___ SUPPLIED DATA ___
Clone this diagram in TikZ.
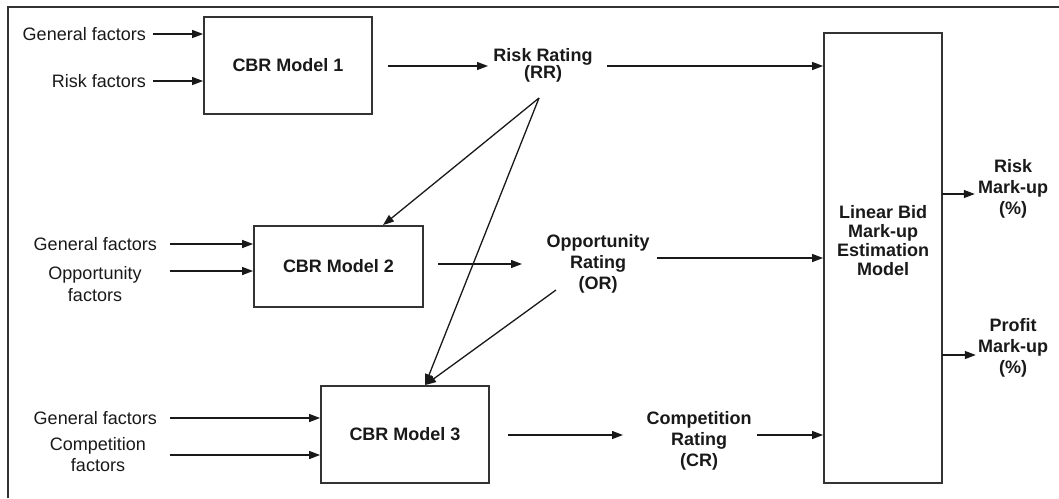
\documentclass[tikz,border=0pt]{standalone}
\usepackage{fontspec}
\setmainfont{Liberation Sans}
\usetikzlibrary{arrows.meta}
\begin{document}
\begin{tikzpicture}[x=1pt,y=-1pt,
  box/.style={draw=black!80,line width=1.8pt,inner sep=0pt},
  txt/.style={inner sep=0pt,font=\fontsize{18}{22}\selectfont,align=center,text=black!90},
  btxt/.style={inner sep=0pt,font=\fontsize{18}{21}\selectfont\bfseries,align=center,text=black!90},
  arr/.style={-{Triangle[length=11pt,width=8pt]},line width=1.3pt,black!90},
  ln/.style={line width=1.3pt,black!90}
]
\useasboundingbox (0,0) rectangle (1059,498);
\draw[line width=2pt,black!80] (8,498) -- (8,7) -- (1059,7);

% boxes
\node[box,btxt,minimum width=168pt,minimum height=97pt] (cbr1) at (288,65.5) {CBR Model 1};
\node[box,btxt,minimum width=169pt,minimum height=81pt] (cbr2) at (338.5,266.5) {CBR Model 2};
\node[box,btxt,minimum width=168pt,minimum height=97pt] (cbr3) at (405,434.5) {CBR Model 3};
\node[box,minimum width=118pt,minimum height=450pt] (lin) at (883,258) {};
\node[btxt,font=\fontsize{18}{19}\selectfont\bfseries] (lint) at (883,241) {Linear Bid\\Mark-up\\Estimation\\Model};

% inputs model 1
\node[txt,anchor=east] (gf1) at (146,34) {General factors};
\node[txt,anchor=east] (rf1) at (146,81) {Risk factors};
\draw[arr] ([xshift=7pt]gf1.east) -- (gf1.east -| cbr1.west);
\draw[arr] ([xshift=7pt]rf1.east) -- (rf1.east -| cbr1.west);

% inputs model 2
\node[txt,anchor=east] (gf2) at (157,244) {General factors};
\node[txt] (of2) at (95,284) {Opportunity\\factors};
\coordinate (of2a) at (170,271);
\draw[arr] ([xshift=13pt]gf2.east) -- (gf2.east -| cbr2.west);
\draw[arr] (of2a) -- (of2a -| cbr2.west);

% inputs model 3
\node[txt,anchor=east] (gf3) at (157,418) {General factors};
\node[txt,font=\fontsize{18}{21}\selectfont] (cf3) at (98,455) {Competition\\factors};
\coordinate (cf3a) at (170,455);
\draw[arr] ([xshift=13pt]gf3.east) -- (gf3.east -| cbr3.west);
\draw[arr] (cf3a) -- (cf3a -| cbr3.west);

% ratings
\node[btxt,font=\fontsize{18}{17}\selectfont\bfseries] (rr) at (543,65) {Risk Rating\\(RR)};
\node[btxt] (or) at (598,264) {Opportunity\\Rating\\(OR)};
\node[btxt] (cr) at (699,440.5) {Competition\\Rating\\(CR)};

\coordinate (c1a) at (388,66);
\coordinate (c1b) at (488,66);
\coordinate (r1a) at (607,66);
\draw[arr] (c1a) -- (c1b);
\draw[arr] (r1a) -- (r1a -| lin.west);

\coordinate (c2a) at (438,264);
\coordinate (c2b) at (522,264);
\coordinate (o2a) at (657,258);
\draw[arr] (c2a) -- (c2b);
\draw[arr] (o2a) -- (o2a -| lin.west);

\coordinate (c3a) at (508,435);
\coordinate (c3b) at (623,435);
\coordinate (k3a) at (757,435);
\draw[arr] (c3a) -- (c3b);
\draw[arr] (k3a) -- (k3a -| lin.west);

% diagonals
\coordinate (rrp) at (539,98);
\coordinate (orp) at (556,290);
\draw[arr] (rrp) -- ([xshift=44.5pt]cbr2.north);
\draw[arr] (rrp) -- ([xshift=20pt]cbr3.north);
\draw[arr] (orp) -- ([xshift=20pt]cbr3.north);

% outputs
\node[btxt] (rmu) at (1013,189) {Risk\\Mark-up\\(\%)};
\node[btxt] (pmu) at (1013,348) {Profit\\Mark-up\\(\%)};
\coordinate (la) at (942,194);
\coordinate (lb) at (942,355);
\draw[arr] (la) -- ([xshift=-3pt]rmu.west |- la);
\draw[arr] (lb) -- ([xshift=-2pt]pmu.west |- lb);
\end{tikzpicture}
\end{document}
___
### DESCRIPTION OF THE TASK
Go through the listing above and write it all out exactly, leaving out any picture.

### CORRECT RESULT
Clone this diagram in TikZ.
\documentclass[tikz,border=0pt]{standalone}
\usepackage{fontspec}
\setmainfont{Liberation Sans}
\usetikzlibrary{arrows.meta}
\begin{document}
\begin{tikzpicture}[x=1pt,y=-1pt,
  box/.style={draw=black!80,line width=1.8pt,inner sep=0pt},
  txt/.style={inner sep=0pt,font=\fontsize{18}{22}\selectfont,align=center,text=black!90},
  btxt/.style={inner sep=0pt,font=\fontsize{18}{21}\selectfont\bfseries,align=center,text=black!90},
  arr/.style={-{Triangle[length=11pt,width=8pt]},line width=1.3pt,black!90},
  ln/.style={line width=1.3pt,black!90}
]
\useasboundingbox (0,0) rectangle (1059,498);
\draw[line width=2pt,black!80] (8,498) -- (8,7) -- (1059,7);

% boxes
\node[box,btxt,minimum width=168pt,minimum height=97pt] (cbr1) at (288,65.5) {CBR Model 1};
\node[box,btxt,minimum width=169pt,minimum height=81pt] (cbr2) at (338.5,266.5) {CBR Model 2};
\node[box,btxt,minimum width=168pt,minimum height=97pt] (cbr3) at (405,434.5) {CBR Model 3};
\node[box,minimum width=118pt,minimum height=450pt] (lin) at (883,258) {};
\node[btxt,font=\fontsize{18}{19}\selectfont\bfseries] (lint) at (883,241) {Linear Bid\\Mark-up\\Estimation\\Model};

% inputs model 1
\node[txt,anchor=east] (gf1) at (146,34) {General factors};
\node[txt,anchor=east] (rf1) at (146,81) {Risk factors};
\draw[arr] ([xshift=7pt]gf1.east) -- (gf1.east -| cbr1.west);
\draw[arr] ([xshift=7pt]rf1.east) -- (rf1.east -| cbr1.west);

% inputs model 2
\node[txt,anchor=east] (gf2) at (157,244) {General factors};
\node[txt] (of2) at (95,284) {Opportunity\\factors};
\coordinate (of2a) at (170,271);
\draw[arr] ([xshift=13pt]gf2.east) -- (gf2.east -| cbr2.west);
\draw[arr] (of2a) -- (of2a -| cbr2.west);

% inputs model 3
\node[txt,anchor=east] (gf3) at (157,418) {General factors};
\node[txt,font=\fontsize{18}{21}\selectfont] (cf3) at (98,455) {Competition\\factors};
\coordinate (cf3a) at (170,455);
\draw[arr] ([xshift=13pt]gf3.east) -- (gf3.east -| cbr3.west);
\draw[arr] (cf3a) -- (cf3a -| cbr3.west);

% ratings
\node[btxt,font=\fontsize{18}{17}\selectfont\bfseries] (rr) at (543,65) {Risk Rating\\(RR)};
\node[btxt] (or) at (598,264) {Opportunity\\Rating\\(OR)};
\node[btxt] (cr) at (699,440.5) {Competition\\Rating\\(CR)};

\coordinate (c1a) at (388,66);
\coordinate (c1b) at (488,66);
\coordinate (r1a) at (607,66);
\draw[arr] (c1a) -- (c1b);
\draw[arr] (r1a) -- (r1a -| lin.west);

\coordinate (c2a) at (438,264);
\coordinate (c2b) at (522,264);
\coordinate (o2a) at (657,258);
\draw[arr] (c2a) -- (c2b);
\draw[arr] (o2a) -- (o2a -| lin.west);

\coordinate (c3a) at (508,435);
\coordinate (c3b) at (623,435);
\coordinate (k3a) at (757,435);
\draw[arr] (c3a) -- (c3b);
\draw[arr] (k3a) -- (k3a -| lin.west);

% diagonals
\coordinate (rrp) at (539,98);
\coordinate (orp) at (556,290);
\draw[arr] (rrp) -- ([xshift=44.5pt]cbr2.north);
\draw[arr] (rrp) -- ([xshift=20pt]cbr3.north);
\draw[arr] (orp) -- ([xshift=20pt]cbr3.north);

% outputs
\node[btxt] (rmu) at (1013,189) {Risk\\Mark-up\\(\%)};
\node[btxt] (pmu) at (1013,348) {Profit\\Mark-up\\(\%)};
\coordinate (la) at (942,194);
\coordinate (lb) at (942,355);
\draw[arr] (la) -- ([xshift=-3pt]rmu.west |- la);
\draw[arr] (lb) -- ([xshift=-2pt]pmu.west |- lb);
\end{tikzpicture}
\end{document}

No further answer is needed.